A hive of activity in the Hampshire downlands

A Host of Golden Daffodils

Daffodils

 A Host of Golden Daffodils.

If there is one poem that that we share as a nation then William Wordsworth ‘Daffodils’ must be high on the list. It is such an uplifting poem that begins with that opening line;

‘I wandered lonely as a cloud’

There are moments when we are walking out in nature when we see or hear something that stops us in our tracks. It becomes a moment, like Wordsworth’s daffodils, that stays in the mind and can be replayed at will. The skylarks have taken to the air again and the other day a walk along a field edge was filled with song. With the sun on my back and the song of a handful of skylarks in my ears, it was a moment to bank in my memory.

Daffodils

 

Brief History of Daffodils.

The Romans brought daffodils to the UK and wild clumps of daffodil or narcissus spread across the landscape and have been a joyful part of our Spring time.

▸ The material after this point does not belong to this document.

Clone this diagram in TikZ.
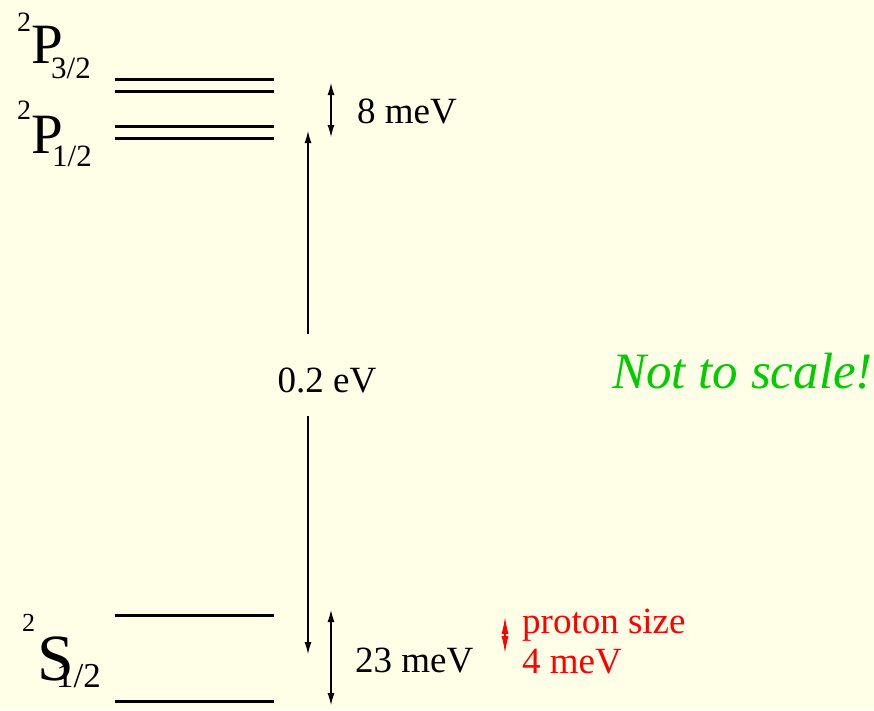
\documentclass[tikz,border=0pt]{standalone}
\usepackage{fontspec}
\setmainfont{Liberation Serif}
\usepackage{tikz}
\usetikzlibrary{arrows.meta, positioning}
\definecolor{bgyellow}{RGB}{255,255,232}
\definecolor{scalegreen}{RGB}{0,204,0}
\newcommand{\fs}[1]{\fontsize{#1}{#1}\selectfont}
\tikzset{
    level/.style={line width=3pt},
    term/.style={anchor=base west, inner sep=0pt},
    gap/.style={line width=1.1pt, {Latex[length=12pt,width=7pt]}-{Latex[length=12pt,width=7pt]}},
    onearrow/.style={line width=1.1pt, -{Latex[length=12pt,width=7pt]}},
    meV/.style={anchor=base west, inner sep=0pt, font=\fs{37}},
}

\begin{document}
\begin{tikzpicture}[x=1pt, y=-1pt]
    \fill[bgyellow] (0,0) rectangle (874,710);
    \useasboundingbox (0,0) rectangle (874,710);
    % energy levels
    \foreach \y in {79,91,126,138,615,701}
        \draw[level] (115,\y) -- (274,\y);
    % term labels
    \node[term, font=\fs{28}] (p32sup) at (17,31) {2};
    \node[term, font=\fs{57}] (p32) at (31,63) {P};
    \node[term, font=\fs{31}] (p32sub) at (51,78) {3/2};
    \node[term, font=\fs{28}] (p12sup) at (17,119) {2};
    \node[term, font=\fs{57}] (p12) at (31,153) {P};
    \node[term, font=\fs{31}] (p12sub) at (52,166) {1/2};
    \node[term, font=\fs{26}] (s12sup) at (22,631) {2};
    \node[term, font=\fs{66}] (s12) at (37,680) {S};
    \node[term, font=\fs{35}] (s12sub) at (56,687) {1/2};
    % fine structure
    \coordinate (fstop) at (331,83);
    \coordinate (fsbot) at (331,137);
    \draw[gap] (fstop) -- (fsbot);
    \node[meV] (fslabel) at (357,123) {8 meV};
    % Lamb shift
    \node[meV, anchor=base] (lamblabel) at (327,392) {0.2 eV};
    \coordinate (lambtop) at (308,131);
    \coordinate (lambbot) at (308,654);
    \draw[onearrow] (lamblabel.north -| lambtop) ++(0,-33) -- (lambtop);
    \draw[onearrow] (lamblabel.south -| lambbot) ++(0,23) -- (lambbot);
    % hyperfine splitting
    \coordinate (hfstop) at (331,610);
    \coordinate (hfsbot) at (331,705);
    \draw[gap] (hfstop) -- (hfsbot);
    \node[meV] (hfslabel) at (355,672) {23 meV};
    % proton size
    \coordinate (pstop) at (505,617);
    \coordinate (psbot) at (505,653);
    \draw[red, line width=1.1pt, {Latex[length=17pt,width=7pt]}-{Latex[length=17pt,width=7pt]}] (pstop) -- (psbot);
    \node[term, red, font=\fs{37}] (psize) at (522,633) {proton size};
    \node[term, red, font=\fs{37}] (psval) at (522,673) {4 meV};
    % note
    \node[term, scalegreen, font=\fs{51}\itshape] (note) at (612,388) {Not to scale!};
\end{tikzpicture}
\end{document}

The name is derived from the Dutch, ‘affo dyle’ or ‘that which cometh early’. It always seems far too early when we first see the leaves of the daffodil pushing their heads through the frozen earth. There is always the worry that such gentle green sprouts will perish in the icy cold of Winter. However the daffodil is a tough plant and even when covered by snow it survives.

Shakespeare celebrated them as the flower that “comes before the swallow dares” and so for hundreds of years they have furnished us with the sense that Winter is leaving. Wild daffodils were picked from the countryside on the outskirts of London and sold by flower girls. What a lovely sight that must have been on the streets of London. To see the masses of yellow must have brought great cheer to people worn out from the cold dark days of Winter.

The flower spreads and naturalizes very readily which is why Wordsworth’s ‘ten thousand’ caught about the lake and up in the trees is totally plausible.

Daffodils

 

 

Commercial growing of the daffodil.

The Isles of Scilly are bathed in a warmer climate than the rest of the UK. In the late C19th William Trevellick, a potato farmer on the Isles thought there might be a market for the early flowering daffodils that grew wild alongside his potatoes. The flowers put in an appearance from early January. He decided to pick them and gather them in bunches to send to the London markets. Each week the visiting boat would collect them and deliver them to Penzance, from there by train to London. Within 48hrs the blooms were being sold on the London streets, way ahead of the mainland daffodil harvest. Commercial cropping of the daffodil followed and continues to this day

There are now thousands of different cultivars grown at daffodil farms in the south west of England. Our supermarkets tempt us with flowers that bring cheer and uplift us in equal measure. Our roadsides suddenly explode with yellow nodding heads caught up in March winds and certainly ‘dance’ as Wordsworth told us.